▶ What to do
From the listing below, select every line where the word "image" appears.
═══
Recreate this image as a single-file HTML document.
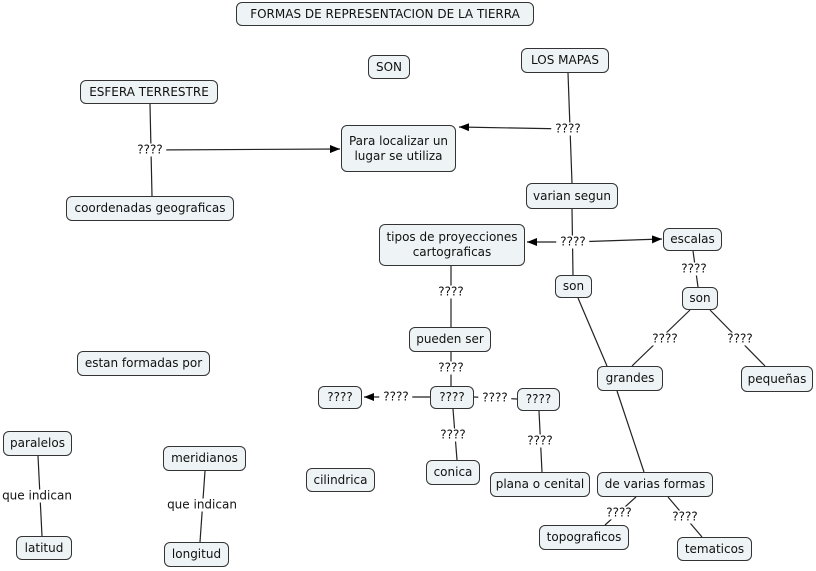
<!DOCTYPE html>
<html><head><meta charset="utf-8"><style>
body{margin:0;width:816px;height:571px;background:#fff;position:relative;overflow:hidden;font-family:"DejaVu Sans","Liberation Sans",sans-serif;font-size:12px;color:#111}
.n{position:absolute;box-sizing:border-box;border:1px solid #333;border-radius:6px;background:#eef3f5;display:flex;align-items:center;justify-content:center;text-align:center;line-height:15px;white-space:nowrap}
.l{position:absolute;background:#fff;transform:translate(-50%,-50%);line-height:13px;white-space:nowrap;padding:0 4px}
svg{position:absolute;left:0;top:0}
</style></head><body>
<svg width="816" height="571">
<defs><marker id="a" markerWidth="10" markerHeight="8" refX="10" refY="4" orient="auto" markerUnits="userSpaceOnUse"><path d="M0,0L10,4L0,8z" fill="#000"/></marker></defs>
<g stroke="#222" stroke-width="1.2" fill="none">
<line x1="568" y1="73" x2="572" y2="183"/>
<line x1="568" y1="129" x2="459" y2="127" marker-end="url(#a)"/>
<line x1="150" y1="104" x2="152" y2="196"/>
<line x1="150" y1="150" x2="340" y2="149" marker-end="url(#a)"/>
<line x1="572" y1="209" x2="573" y2="275"/>
<line x1="573" y1="242" x2="527" y2="242" marker-end="url(#a)"/>
<line x1="573" y1="242" x2="662" y2="239" marker-end="url(#a)"/>
<line x1="693" y1="251" x2="698" y2="287"/>
<line x1="690" y1="310" x2="632" y2="366"/>
<line x1="710" y1="310" x2="765" y2="366"/>
<line x1="578" y1="298" x2="607" y2="366"/>
<line x1="617" y1="391" x2="644" y2="472"/>
<line x1="636" y1="497" x2="605" y2="525"/>
<line x1="668" y1="497" x2="702" y2="537"/>
<line x1="451" y1="266" x2="451" y2="327"/>
<line x1="451" y1="352" x2="451" y2="386"/>
<line x1="430" y1="397" x2="364" y2="397" marker-end="url(#a)"/>
<line x1="474" y1="397" x2="517" y2="399"/>
<line x1="453" y1="409" x2="457" y2="460"/>
<line x1="539" y1="411" x2="542" y2="472"/>
<line x1="38" y1="456" x2="42" y2="536"/>
<line x1="205" y1="471" x2="200" y2="542"/>
</g></svg>
<div class="l" style="left:568px;top:129px">????</div>
<div class="l" style="left:150px;top:150px">????</div>
<div class="l" style="left:573px;top:242px">????</div>
<div class="l" style="left:694px;top:269px">????</div>
<div class="l" style="left:665px;top:339px">????</div>
<div class="l" style="left:740px;top:339px">????</div>
<div class="l" style="left:619px;top:513px">????</div>
<div class="l" style="left:685px;top:517px">????</div>
<div class="l" style="left:451px;top:292px">????</div>
<div class="l" style="left:451px;top:368px">????</div>
<div class="l" style="left:396px;top:397px">????</div>
<div class="l" style="left:495px;top:398px">????</div>
<div class="l" style="left:453px;top:435px">????</div>
<div class="l" style="left:540px;top:441px">????</div>
<div class="l" style="left:37px;top:496px">que indican</div>
<div class="l" style="left:202px;top:505px">que indican</div>

<div class="n" style="left:236px;top:2px;width:298px;height:24px">FORMAS DE REPRESENTACION DE LA TIERRA</div>
<div class="n" style="left:368px;top:55px;width:42px;height:24px">SON</div>
<div class="n" style="left:521px;top:48px;width:88px;height:25px">LOS MAPAS</div>
<div class="n" style="left:80px;top:80px;width:138px;height:24px">ESFERA TERRESTRE</div>
<div class="n" style="left:341px;top:125px;width:115px;height:47px">Para localizar un<br>lugar se utiliza</div>
<div class="n" style="left:66px;top:196px;width:168px;height:25px">coordenadas geograficas</div>
<div class="n" style="left:526px;top:183px;width:92px;height:26px">varian segun</div>
<div class="n" style="left:379px;top:224px;width:146px;height:42px">tipos de proyecciones<br>cartograficas</div>
<div class="n" style="left:663px;top:228px;width:59px;height:23px">escalas</div>
<div class="n" style="left:555px;top:275px;width:37px;height:23px">son</div>
<div class="n" style="left:682px;top:287px;width:36px;height:23px">son</div>
<div class="n" style="left:409px;top:327px;width:82px;height:25px">pueden ser</div>
<div class="n" style="left:77px;top:351px;width:133px;height:25px">estan formadas por</div>
<div class="n" style="left:597px;top:366px;width:66px;height:25px">grandes</div>
<div class="n" style="left:741px;top:366px;width:72px;height:26px">pequeñas</div>
<div class="n" style="left:318px;top:386px;width:44px;height:23px">????</div>
<div class="n" style="left:430px;top:386px;width:44px;height:23px">????</div>
<div class="n" style="left:517px;top:388px;width:43px;height:23px">????</div>
<div class="n" style="left:3px;top:431px;width:69px;height:25px">paralelos</div>
<div class="n" style="left:163px;top:446px;width:83px;height:25px">meridianos</div>
<div class="n" style="left:306px;top:468px;width:69px;height:24px">cilindrica</div>
<div class="n" style="left:426px;top:460px;width:54px;height:25px">conica</div>
<div class="n" style="left:490px;top:472px;width:100px;height:25px">plana o cenital</div>
<div class="n" style="left:597px;top:472px;width:116px;height:25px">de varias formas</div>
<div class="n" style="left:539px;top:525px;width:90px;height:25px">topograficos</div>
<div class="n" style="left:677px;top:537px;width:75px;height:24px">tematicos</div>
<div class="n" style="left:16px;top:536px;width:56px;height:24px">latitud</div>
<div class="n" style="left:164px;top:542px;width:65px;height:25px">longitud</div>
</body></html>
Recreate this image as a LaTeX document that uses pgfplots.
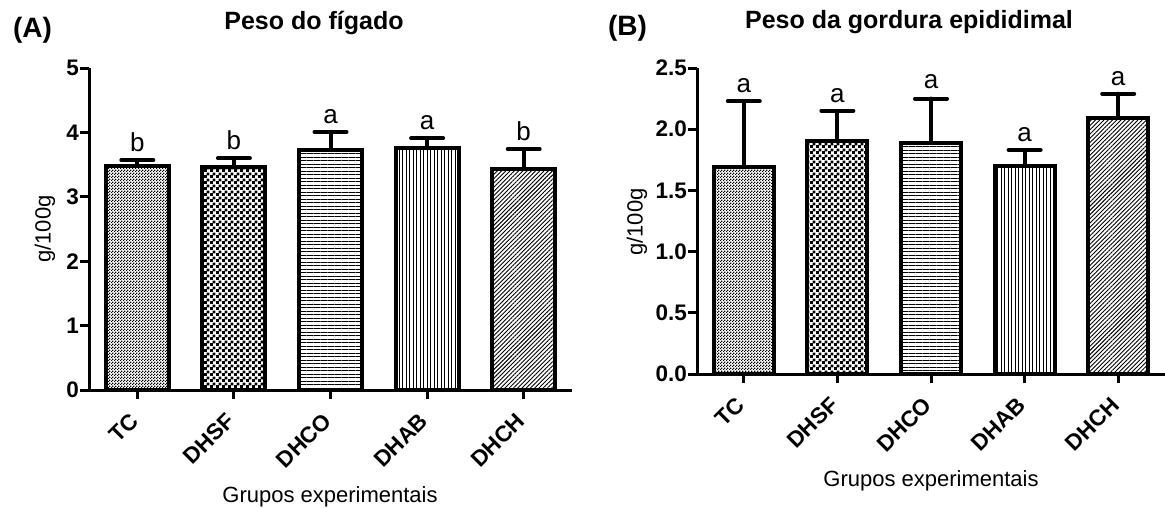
═══
▶ Result for this task
Recreate this image as a single-file HTML document.
Recreate this image as a LaTeX document that uses pgfplots.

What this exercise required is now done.